- [OBJECTIVE] Quote the whole listing word for word, please.
== RECORDED DATA ==
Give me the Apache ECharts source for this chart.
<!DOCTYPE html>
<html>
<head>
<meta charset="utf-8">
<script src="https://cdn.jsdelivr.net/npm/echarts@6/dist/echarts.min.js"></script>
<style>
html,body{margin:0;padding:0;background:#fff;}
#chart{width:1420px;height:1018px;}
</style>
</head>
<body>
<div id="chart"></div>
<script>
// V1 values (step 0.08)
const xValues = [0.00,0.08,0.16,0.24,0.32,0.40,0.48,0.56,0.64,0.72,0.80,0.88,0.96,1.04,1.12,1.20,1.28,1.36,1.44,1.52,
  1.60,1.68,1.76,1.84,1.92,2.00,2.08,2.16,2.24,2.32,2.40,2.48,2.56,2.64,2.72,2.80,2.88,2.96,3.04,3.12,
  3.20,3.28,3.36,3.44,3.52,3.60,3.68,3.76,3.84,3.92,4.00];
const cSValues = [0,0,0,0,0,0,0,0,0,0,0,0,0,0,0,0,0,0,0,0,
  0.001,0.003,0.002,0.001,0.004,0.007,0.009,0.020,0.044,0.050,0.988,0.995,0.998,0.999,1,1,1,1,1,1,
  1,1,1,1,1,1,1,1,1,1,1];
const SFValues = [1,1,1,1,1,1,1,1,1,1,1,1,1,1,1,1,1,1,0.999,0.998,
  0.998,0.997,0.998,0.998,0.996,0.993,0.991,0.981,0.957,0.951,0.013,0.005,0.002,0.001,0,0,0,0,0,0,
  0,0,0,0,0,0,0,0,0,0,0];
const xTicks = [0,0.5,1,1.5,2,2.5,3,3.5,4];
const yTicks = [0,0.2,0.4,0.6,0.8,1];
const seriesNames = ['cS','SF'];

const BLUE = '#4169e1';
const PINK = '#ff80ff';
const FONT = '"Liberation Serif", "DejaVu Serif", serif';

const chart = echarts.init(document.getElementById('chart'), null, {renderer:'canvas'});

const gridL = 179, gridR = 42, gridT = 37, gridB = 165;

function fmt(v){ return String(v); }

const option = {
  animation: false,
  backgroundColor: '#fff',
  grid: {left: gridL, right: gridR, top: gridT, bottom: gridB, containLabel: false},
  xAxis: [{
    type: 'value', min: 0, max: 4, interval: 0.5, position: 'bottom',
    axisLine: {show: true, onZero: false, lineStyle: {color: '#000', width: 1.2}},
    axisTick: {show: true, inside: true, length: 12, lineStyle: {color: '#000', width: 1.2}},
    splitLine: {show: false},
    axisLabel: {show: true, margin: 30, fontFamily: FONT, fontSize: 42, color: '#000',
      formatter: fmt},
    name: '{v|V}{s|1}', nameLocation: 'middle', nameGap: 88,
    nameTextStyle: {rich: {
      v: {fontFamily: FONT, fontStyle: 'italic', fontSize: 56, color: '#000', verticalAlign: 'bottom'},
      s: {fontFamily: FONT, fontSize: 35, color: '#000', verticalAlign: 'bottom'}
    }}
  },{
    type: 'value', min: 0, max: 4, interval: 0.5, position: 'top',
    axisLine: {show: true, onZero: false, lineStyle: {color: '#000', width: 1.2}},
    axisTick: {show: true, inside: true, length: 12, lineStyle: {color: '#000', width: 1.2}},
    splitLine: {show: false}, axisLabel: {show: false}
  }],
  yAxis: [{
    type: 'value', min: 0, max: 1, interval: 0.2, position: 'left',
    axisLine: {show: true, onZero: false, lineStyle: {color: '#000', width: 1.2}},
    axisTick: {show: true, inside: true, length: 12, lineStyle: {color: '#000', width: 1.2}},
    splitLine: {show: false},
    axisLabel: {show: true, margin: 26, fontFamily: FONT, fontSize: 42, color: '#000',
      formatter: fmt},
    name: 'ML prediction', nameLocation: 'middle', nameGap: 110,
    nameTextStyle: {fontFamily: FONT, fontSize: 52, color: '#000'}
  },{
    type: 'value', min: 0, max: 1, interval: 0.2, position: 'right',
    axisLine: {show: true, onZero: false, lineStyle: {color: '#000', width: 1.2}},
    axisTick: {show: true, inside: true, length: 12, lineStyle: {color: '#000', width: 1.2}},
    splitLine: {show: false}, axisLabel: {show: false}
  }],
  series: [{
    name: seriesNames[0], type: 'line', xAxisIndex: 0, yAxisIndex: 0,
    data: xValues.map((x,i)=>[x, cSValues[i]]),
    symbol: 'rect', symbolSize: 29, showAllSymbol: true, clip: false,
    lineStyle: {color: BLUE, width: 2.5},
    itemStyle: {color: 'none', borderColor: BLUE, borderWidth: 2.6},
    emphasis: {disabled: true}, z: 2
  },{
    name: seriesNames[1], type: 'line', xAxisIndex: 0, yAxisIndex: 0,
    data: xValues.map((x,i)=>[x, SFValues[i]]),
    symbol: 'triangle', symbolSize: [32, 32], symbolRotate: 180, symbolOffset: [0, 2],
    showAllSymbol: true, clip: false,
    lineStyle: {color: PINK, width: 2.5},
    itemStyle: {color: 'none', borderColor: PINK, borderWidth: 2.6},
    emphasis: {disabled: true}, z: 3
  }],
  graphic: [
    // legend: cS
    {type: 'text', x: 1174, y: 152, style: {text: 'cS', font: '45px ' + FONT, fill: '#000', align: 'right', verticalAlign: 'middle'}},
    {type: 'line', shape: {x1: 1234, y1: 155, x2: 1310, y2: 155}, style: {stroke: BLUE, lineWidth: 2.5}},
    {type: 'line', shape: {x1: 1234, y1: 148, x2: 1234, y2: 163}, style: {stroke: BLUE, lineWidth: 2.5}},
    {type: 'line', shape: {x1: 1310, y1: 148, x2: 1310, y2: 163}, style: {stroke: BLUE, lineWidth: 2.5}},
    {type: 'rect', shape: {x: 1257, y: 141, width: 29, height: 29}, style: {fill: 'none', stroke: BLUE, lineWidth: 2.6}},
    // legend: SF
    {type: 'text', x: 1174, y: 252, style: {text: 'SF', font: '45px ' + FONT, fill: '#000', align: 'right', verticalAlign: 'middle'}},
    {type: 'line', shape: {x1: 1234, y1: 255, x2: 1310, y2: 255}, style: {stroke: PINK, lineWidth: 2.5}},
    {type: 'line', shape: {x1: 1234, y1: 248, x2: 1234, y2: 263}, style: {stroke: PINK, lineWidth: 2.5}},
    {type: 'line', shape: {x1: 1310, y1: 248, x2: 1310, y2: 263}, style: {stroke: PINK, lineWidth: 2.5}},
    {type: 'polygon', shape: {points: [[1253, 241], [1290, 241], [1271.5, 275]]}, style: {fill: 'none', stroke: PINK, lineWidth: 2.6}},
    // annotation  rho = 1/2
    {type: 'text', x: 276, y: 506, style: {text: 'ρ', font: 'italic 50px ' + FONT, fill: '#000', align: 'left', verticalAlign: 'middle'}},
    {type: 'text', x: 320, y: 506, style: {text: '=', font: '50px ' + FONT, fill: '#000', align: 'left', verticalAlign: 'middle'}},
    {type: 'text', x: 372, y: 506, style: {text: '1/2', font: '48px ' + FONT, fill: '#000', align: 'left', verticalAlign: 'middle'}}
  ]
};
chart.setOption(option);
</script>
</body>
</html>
===
- [RESPONSE TO THIS TASK]
Give me the Apache ECharts source for this chart.
<!DOCTYPE html>
<html>
<head>
<meta charset="utf-8">
<script src="https://cdn.jsdelivr.net/npm/echarts@6/dist/echarts.min.js"></script>
<style>
html,body{margin:0;padding:0;background:#fff;}
#chart{width:1420px;height:1018px;}
</style>
</head>
<body>
<div id="chart"></div>
<script>
// V1 values (step 0.08)
const xValues = [0.00,0.08,0.16,0.24,0.32,0.40,0.48,0.56,0.64,0.72,0.80,0.88,0.96,1.04,1.12,1.20,1.28,1.36,1.44,1.52,
  1.60,1.68,1.76,1.84,1.92,2.00,2.08,2.16,2.24,2.32,2.40,2.48,2.56,2.64,2.72,2.80,2.88,2.96,3.04,3.12,
  3.20,3.28,3.36,3.44,3.52,3.60,3.68,3.76,3.84,3.92,4.00];
const cSValues = [0,0,0,0,0,0,0,0,0,0,0,0,0,0,0,0,0,0,0,0,
  0.001,0.003,0.002,0.001,0.004,0.007,0.009,0.020,0.044,0.050,0.988,0.995,0.998,0.999,1,1,1,1,1,1,
  1,1,1,1,1,1,1,1,1,1,1];
const SFValues = [1,1,1,1,1,1,1,1,1,1,1,1,1,1,1,1,1,1,0.999,0.998,
  0.998,0.997,0.998,0.998,0.996,0.993,0.991,0.981,0.957,0.951,0.013,0.005,0.002,0.001,0,0,0,0,0,0,
  0,0,0,0,0,0,0,0,0,0,0];
const xTicks = [0,0.5,1,1.5,2,2.5,3,3.5,4];
const yTicks = [0,0.2,0.4,0.6,0.8,1];
const seriesNames = ['cS','SF'];

const BLUE = '#4169e1';
const PINK = '#ff80ff';
const FONT = '"Liberation Serif", "DejaVu Serif", serif';

const chart = echarts.init(document.getElementById('chart'), null, {renderer:'canvas'});

const gridL = 179, gridR = 42, gridT = 37, gridB = 165;

function fmt(v){ return String(v); }

const option = {
  animation: false,
  backgroundColor: '#fff',
  grid: {left: gridL, right: gridR, top: gridT, bottom: gridB, containLabel: false},
  xAxis: [{
    type: 'value', min: 0, max: 4, interval: 0.5, position: 'bottom',
    axisLine: {show: true, onZero: false, lineStyle: {color: '#000', width: 1.2}},
    axisTick: {show: true, inside: true, length: 12, lineStyle: {color: '#000', width: 1.2}},
    splitLine: {show: false},
    axisLabel: {show: true, margin: 30, fontFamily: FONT, fontSize: 42, color: '#000',
      formatter: fmt},
    name: '{v|V}{s|1}', nameLocation: 'middle', nameGap: 88,
    nameTextStyle: {rich: {
      v: {fontFamily: FONT, fontStyle: 'italic', fontSize: 56, color: '#000', verticalAlign: 'bottom'},
      s: {fontFamily: FONT, fontSize: 35, color: '#000', verticalAlign: 'bottom'}
    }}
  },{
    type: 'value', min: 0, max: 4, interval: 0.5, position: 'top',
    axisLine: {show: true, onZero: false, lineStyle: {color: '#000', width: 1.2}},
    axisTick: {show: true, inside: true, length: 12, lineStyle: {color: '#000', width: 1.2}},
    splitLine: {show: false}, axisLabel: {show: false}
  }],
  yAxis: [{
    type: 'value', min: 0, max: 1, interval: 0.2, position: 'left',
    axisLine: {show: true, onZero: false, lineStyle: {color: '#000', width: 1.2}},
    axisTick: {show: true, inside: true, length: 12, lineStyle: {color: '#000', width: 1.2}},
    splitLine: {show: false},
    axisLabel: {show: true, margin: 26, fontFamily: FONT, fontSize: 42, color: '#000',
      formatter: fmt},
    name: 'ML prediction', nameLocation: 'middle', nameGap: 110,
    nameTextStyle: {fontFamily: FONT, fontSize: 52, color: '#000'}
  },{
    type: 'value', min: 0, max: 1, interval: 0.2, position: 'right',
    axisLine: {show: true, onZero: false, lineStyle: {color: '#000', width: 1.2}},
    axisTick: {show: true, inside: true, length: 12, lineStyle: {color: '#000', width: 1.2}},
    splitLine: {show: false}, axisLabel: {show: false}
  }],
  series: [{
    name: seriesNames[0], type: 'line', xAxisIndex: 0, yAxisIndex: 0,
    data: xValues.map((x,i)=>[x, cSValues[i]]),
    symbol: 'rect', symbolSize: 29, showAllSymbol: true, clip: false,
    lineStyle: {color: BLUE, width: 2.5},
    itemStyle: {color: 'none', borderColor: BLUE, borderWidth: 2.6},
    emphasis: {disabled: true}, z: 2
  },{
    name: seriesNames[1], type: 'line', xAxisIndex: 0, yAxisIndex: 0,
    data: xValues.map((x,i)=>[x, SFValues[i]]),
    symbol: 'triangle', symbolSize: [32, 32], symbolRotate: 180, symbolOffset: [0, 2],
    showAllSymbol: true, clip: false,
    lineStyle: {color: PINK, width: 2.5},
    itemStyle: {color: 'none', borderColor: PINK, borderWidth: 2.6},
    emphasis: {disabled: true}, z: 3
  }],
  graphic: [
    // legend: cS
    {type: 'text', x: 1174, y: 152, style: {text: 'cS', font: '45px ' + FONT, fill: '#000', align: 'right', verticalAlign: 'middle'}},
    {type: 'line', shape: {x1: 1234, y1: 155, x2: 1310, y2: 155}, style: {stroke: BLUE, lineWidth: 2.5}},
    {type: 'line', shape: {x1: 1234, y1: 148, x2: 1234, y2: 163}, style: {stroke: BLUE, lineWidth: 2.5}},
    {type: 'line', shape: {x1: 1310, y1: 148, x2: 1310, y2: 163}, style: {stroke: BLUE, lineWidth: 2.5}},
    {type: 'rect', shape: {x: 1257, y: 141, width: 29, height: 29}, style: {fill: 'none', stroke: BLUE, lineWidth: 2.6}},
    // legend: SF
    {type: 'text', x: 1174, y: 252, style: {text: 'SF', font: '45px ' + FONT, fill: '#000', align: 'right', verticalAlign: 'middle'}},
    {type: 'line', shape: {x1: 1234, y1: 255, x2: 1310, y2: 255}, style: {stroke: PINK, lineWidth: 2.5}},
    {type: 'line', shape: {x1: 1234, y1: 248, x2: 1234, y2: 263}, style: {stroke: PINK, lineWidth: 2.5}},
    {type: 'line', shape: {x1: 1310, y1: 248, x2: 1310, y2: 263}, style: {stroke: PINK, lineWidth: 2.5}},
    {type: 'polygon', shape: {points: [[1253, 241], [1290, 241], [1271.5, 275]]}, style: {fill: 'none', stroke: PINK, lineWidth: 2.6}},
    // annotation  rho = 1/2
    {type: 'text', x: 276, y: 506, style: {text: 'ρ', font: 'italic 50px ' + FONT, fill: '#000', align: 'left', verticalAlign: 'middle'}},
    {type: 'text', x: 320, y: 506, style: {text: '=', font: '50px ' + FONT, fill: '#000', align: 'left', verticalAlign: 'middle'}},
    {type: 'text', x: 372, y: 506, style: {text: '1/2', font: '48px ' + FONT, fill: '#000', align: 'left', verticalAlign: 'middle'}}
  ]
};
chart.setOption(option);
</script>
</body>
</html>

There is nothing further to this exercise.